TASK TO COMPLETE | Leave out the pictures and retype only the lines from the opening line to the line that holds "const Y_MAX = 970;", both ends included.

SOURCE DATA |
= = =
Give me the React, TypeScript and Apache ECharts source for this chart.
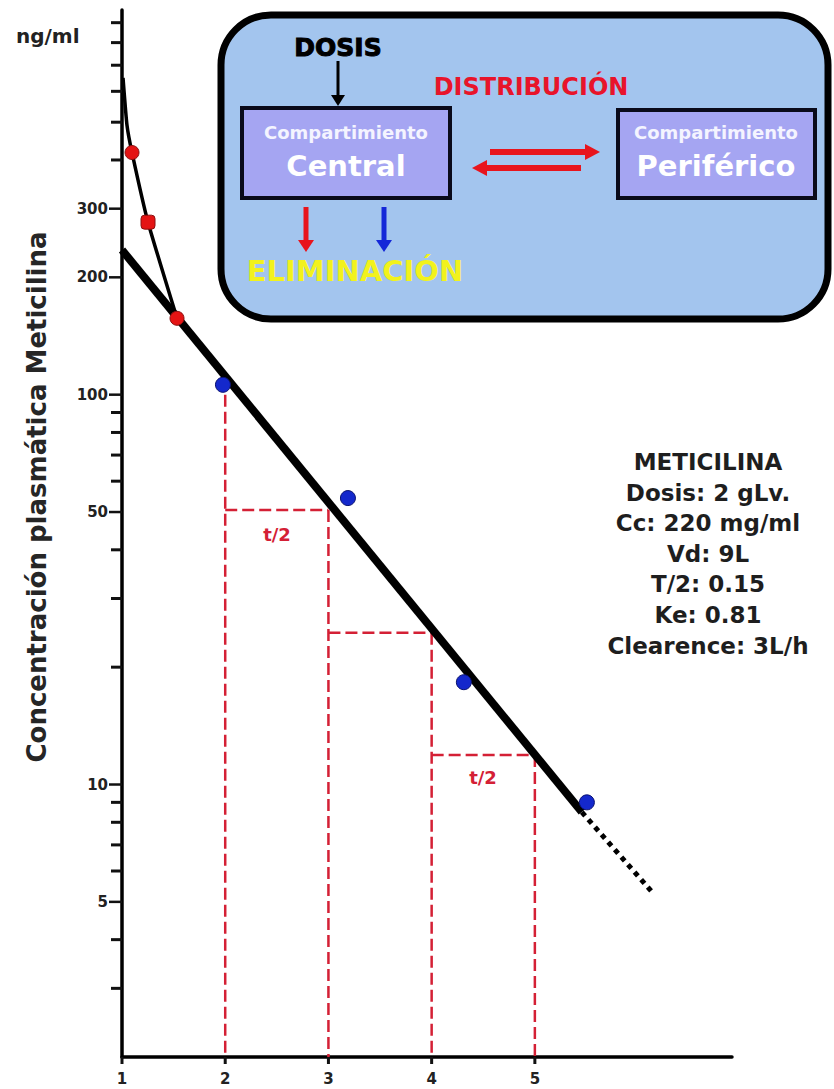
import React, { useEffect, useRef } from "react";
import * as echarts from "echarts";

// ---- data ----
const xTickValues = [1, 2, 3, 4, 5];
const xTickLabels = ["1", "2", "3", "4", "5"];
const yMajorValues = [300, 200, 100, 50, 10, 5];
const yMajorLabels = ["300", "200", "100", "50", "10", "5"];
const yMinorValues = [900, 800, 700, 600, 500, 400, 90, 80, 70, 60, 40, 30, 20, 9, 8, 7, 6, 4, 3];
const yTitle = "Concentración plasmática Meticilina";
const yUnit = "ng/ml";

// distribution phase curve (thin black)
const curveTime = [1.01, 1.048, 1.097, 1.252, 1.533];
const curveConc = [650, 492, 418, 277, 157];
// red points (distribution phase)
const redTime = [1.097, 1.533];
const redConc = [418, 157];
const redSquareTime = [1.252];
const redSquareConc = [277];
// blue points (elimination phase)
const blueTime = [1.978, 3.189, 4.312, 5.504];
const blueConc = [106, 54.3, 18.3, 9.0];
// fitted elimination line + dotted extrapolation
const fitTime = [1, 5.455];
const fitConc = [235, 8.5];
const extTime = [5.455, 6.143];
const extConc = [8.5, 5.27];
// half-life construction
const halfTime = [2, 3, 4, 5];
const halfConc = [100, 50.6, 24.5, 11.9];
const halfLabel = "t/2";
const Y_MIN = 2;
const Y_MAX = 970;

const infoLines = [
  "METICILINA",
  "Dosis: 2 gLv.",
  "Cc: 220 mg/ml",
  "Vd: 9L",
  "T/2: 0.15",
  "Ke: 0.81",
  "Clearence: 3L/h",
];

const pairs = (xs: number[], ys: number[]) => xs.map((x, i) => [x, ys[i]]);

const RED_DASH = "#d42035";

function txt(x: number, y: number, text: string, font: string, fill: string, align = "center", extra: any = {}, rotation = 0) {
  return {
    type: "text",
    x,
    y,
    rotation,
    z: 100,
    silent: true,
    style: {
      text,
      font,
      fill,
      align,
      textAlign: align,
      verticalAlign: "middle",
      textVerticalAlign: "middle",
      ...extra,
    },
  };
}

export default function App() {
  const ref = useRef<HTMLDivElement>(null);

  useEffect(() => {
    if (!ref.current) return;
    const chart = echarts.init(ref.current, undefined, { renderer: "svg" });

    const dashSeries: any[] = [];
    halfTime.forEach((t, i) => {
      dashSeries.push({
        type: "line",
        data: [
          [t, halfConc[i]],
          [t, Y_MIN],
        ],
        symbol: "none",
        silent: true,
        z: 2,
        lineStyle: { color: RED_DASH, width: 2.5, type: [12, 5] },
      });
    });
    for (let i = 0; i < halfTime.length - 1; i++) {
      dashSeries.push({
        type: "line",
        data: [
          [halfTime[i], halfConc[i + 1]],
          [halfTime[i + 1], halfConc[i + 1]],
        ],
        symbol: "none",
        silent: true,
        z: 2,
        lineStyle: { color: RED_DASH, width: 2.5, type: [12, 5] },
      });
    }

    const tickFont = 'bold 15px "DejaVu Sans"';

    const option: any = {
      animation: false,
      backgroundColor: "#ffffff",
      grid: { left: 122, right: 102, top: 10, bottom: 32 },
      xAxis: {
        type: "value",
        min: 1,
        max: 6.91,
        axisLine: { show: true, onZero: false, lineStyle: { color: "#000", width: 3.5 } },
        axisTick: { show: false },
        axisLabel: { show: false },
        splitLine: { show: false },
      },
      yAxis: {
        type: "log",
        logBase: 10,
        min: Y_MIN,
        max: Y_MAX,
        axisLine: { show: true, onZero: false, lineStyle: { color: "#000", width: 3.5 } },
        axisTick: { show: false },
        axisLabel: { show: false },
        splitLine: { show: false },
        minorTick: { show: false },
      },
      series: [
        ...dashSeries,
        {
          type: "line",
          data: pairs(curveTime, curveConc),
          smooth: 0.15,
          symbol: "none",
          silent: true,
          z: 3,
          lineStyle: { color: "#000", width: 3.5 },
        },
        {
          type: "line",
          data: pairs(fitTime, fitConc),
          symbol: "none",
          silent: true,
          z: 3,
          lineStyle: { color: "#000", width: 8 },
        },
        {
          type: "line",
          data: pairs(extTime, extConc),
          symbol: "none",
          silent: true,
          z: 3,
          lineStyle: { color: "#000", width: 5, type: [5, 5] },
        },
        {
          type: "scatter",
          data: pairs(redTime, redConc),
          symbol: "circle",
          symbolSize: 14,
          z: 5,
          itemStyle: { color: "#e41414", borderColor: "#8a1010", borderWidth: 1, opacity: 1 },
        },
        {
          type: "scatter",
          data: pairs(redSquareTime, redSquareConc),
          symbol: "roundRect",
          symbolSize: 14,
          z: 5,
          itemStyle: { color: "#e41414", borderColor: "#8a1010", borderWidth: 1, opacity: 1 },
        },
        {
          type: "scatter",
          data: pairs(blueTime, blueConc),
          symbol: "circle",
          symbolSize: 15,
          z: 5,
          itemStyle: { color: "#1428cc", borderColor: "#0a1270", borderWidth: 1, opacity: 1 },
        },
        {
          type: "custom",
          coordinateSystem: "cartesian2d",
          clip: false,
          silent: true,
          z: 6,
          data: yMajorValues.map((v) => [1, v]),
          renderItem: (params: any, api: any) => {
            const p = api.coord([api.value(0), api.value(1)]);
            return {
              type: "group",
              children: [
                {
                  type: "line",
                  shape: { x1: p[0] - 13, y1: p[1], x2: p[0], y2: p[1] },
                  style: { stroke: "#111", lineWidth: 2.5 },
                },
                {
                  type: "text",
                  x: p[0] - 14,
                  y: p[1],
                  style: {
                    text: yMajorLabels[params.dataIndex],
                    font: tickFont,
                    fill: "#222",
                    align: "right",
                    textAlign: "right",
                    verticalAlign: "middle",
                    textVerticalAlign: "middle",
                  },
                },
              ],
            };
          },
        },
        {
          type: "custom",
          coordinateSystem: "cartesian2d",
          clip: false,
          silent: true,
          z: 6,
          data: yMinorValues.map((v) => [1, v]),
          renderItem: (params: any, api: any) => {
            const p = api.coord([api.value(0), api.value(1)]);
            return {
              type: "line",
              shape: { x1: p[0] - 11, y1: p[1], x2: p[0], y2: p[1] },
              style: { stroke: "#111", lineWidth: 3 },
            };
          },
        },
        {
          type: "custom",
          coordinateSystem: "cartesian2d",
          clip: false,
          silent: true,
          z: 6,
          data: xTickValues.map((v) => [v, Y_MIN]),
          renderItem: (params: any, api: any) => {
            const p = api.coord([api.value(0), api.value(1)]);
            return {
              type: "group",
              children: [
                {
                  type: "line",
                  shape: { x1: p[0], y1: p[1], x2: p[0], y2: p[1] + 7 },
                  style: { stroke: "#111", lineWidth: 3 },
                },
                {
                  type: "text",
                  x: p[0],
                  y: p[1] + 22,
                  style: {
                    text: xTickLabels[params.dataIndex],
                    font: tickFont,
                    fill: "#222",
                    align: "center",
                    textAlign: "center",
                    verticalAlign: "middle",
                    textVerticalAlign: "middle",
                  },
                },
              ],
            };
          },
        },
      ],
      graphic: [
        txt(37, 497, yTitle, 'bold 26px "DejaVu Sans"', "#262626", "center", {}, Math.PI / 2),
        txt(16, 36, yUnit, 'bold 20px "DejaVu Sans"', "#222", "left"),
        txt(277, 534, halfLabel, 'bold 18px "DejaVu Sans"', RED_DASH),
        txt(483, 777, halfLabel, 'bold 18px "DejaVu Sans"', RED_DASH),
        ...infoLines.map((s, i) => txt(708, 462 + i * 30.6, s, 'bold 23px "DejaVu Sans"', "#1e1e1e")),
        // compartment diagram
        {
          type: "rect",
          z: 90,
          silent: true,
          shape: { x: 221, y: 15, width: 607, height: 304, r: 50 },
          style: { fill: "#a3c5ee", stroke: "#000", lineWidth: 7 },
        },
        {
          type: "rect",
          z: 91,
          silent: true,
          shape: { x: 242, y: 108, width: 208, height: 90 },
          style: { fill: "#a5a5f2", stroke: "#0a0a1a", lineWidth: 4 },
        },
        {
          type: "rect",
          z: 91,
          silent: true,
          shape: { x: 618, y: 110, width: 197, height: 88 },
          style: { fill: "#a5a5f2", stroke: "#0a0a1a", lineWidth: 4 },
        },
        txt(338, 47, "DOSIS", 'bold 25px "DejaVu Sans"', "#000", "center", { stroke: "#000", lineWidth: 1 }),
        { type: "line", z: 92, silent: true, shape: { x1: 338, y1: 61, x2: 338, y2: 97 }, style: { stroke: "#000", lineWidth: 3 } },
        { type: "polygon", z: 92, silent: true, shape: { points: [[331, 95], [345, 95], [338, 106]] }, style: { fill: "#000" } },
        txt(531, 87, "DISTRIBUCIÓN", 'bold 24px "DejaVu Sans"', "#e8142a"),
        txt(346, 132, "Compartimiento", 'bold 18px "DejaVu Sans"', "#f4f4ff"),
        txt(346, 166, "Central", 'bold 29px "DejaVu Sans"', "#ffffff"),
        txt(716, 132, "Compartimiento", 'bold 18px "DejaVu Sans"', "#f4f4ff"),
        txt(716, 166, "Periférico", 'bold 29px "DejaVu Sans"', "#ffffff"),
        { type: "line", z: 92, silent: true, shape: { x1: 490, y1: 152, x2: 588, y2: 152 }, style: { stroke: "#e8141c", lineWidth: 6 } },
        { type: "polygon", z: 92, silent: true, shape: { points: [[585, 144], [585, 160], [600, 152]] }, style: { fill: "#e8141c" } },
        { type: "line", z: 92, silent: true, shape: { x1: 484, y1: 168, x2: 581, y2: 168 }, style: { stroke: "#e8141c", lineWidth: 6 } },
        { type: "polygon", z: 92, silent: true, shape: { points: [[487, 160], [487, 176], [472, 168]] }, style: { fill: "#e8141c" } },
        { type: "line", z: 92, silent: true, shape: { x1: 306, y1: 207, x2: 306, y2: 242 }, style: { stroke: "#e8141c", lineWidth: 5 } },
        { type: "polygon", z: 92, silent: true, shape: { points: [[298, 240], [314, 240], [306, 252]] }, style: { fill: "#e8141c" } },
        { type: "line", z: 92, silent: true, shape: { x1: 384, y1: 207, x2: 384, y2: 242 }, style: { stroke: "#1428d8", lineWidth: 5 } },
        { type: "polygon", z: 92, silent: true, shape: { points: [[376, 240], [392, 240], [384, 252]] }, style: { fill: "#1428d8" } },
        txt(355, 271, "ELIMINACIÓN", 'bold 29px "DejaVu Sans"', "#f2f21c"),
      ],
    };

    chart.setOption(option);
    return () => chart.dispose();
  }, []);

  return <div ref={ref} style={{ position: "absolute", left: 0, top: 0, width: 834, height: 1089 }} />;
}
= = =
ANSWER TO THE PROBLEM |
Give me the React, TypeScript and Apache ECharts source for this chart.
import React, { useEffect, useRef } from "react";
import * as echarts from "echarts";

// ---- data ----
const xTickValues = [1, 2, 3, 4, 5];
const xTickLabels = ["1", "2", "3", "4", "5"];
const yMajorValues = [300, 200, 100, 50, 10, 5];
const yMajorLabels = ["300", "200", "100", "50", "10", "5"];
const yMinorValues = [900, 800, 700, 600, 500, 400, 90, 80, 70, 60, 40, 30, 20, 9, 8, 7, 6, 4, 3];
const yTitle = "Concentración plasmática Meticilina";
const yUnit = "ng/ml";

// distribution phase curve (thin black)
const curveTime = [1.01, 1.048, 1.097, 1.252, 1.533];
const curveConc = [650, 492, 418, 277, 157];
// red points (distribution phase)
const redTime = [1.097, 1.533];
const redConc = [418, 157];
const redSquareTime = [1.252];
const redSquareConc = [277];
// blue points (elimination phase)
const blueTime = [1.978, 3.189, 4.312, 5.504];
const blueConc = [106, 54.3, 18.3, 9.0];
// fitted elimination line + dotted extrapolation
const fitTime = [1, 5.455];
const fitConc = [235, 8.5];
const extTime = [5.455, 6.143];
const extConc = [8.5, 5.27];
// half-life construction
const halfTime = [2, 3, 4, 5];
const halfConc = [100, 50.6, 24.5, 11.9];
const halfLabel = "t/2";
const Y_MIN = 2;
const Y_MAX = 970;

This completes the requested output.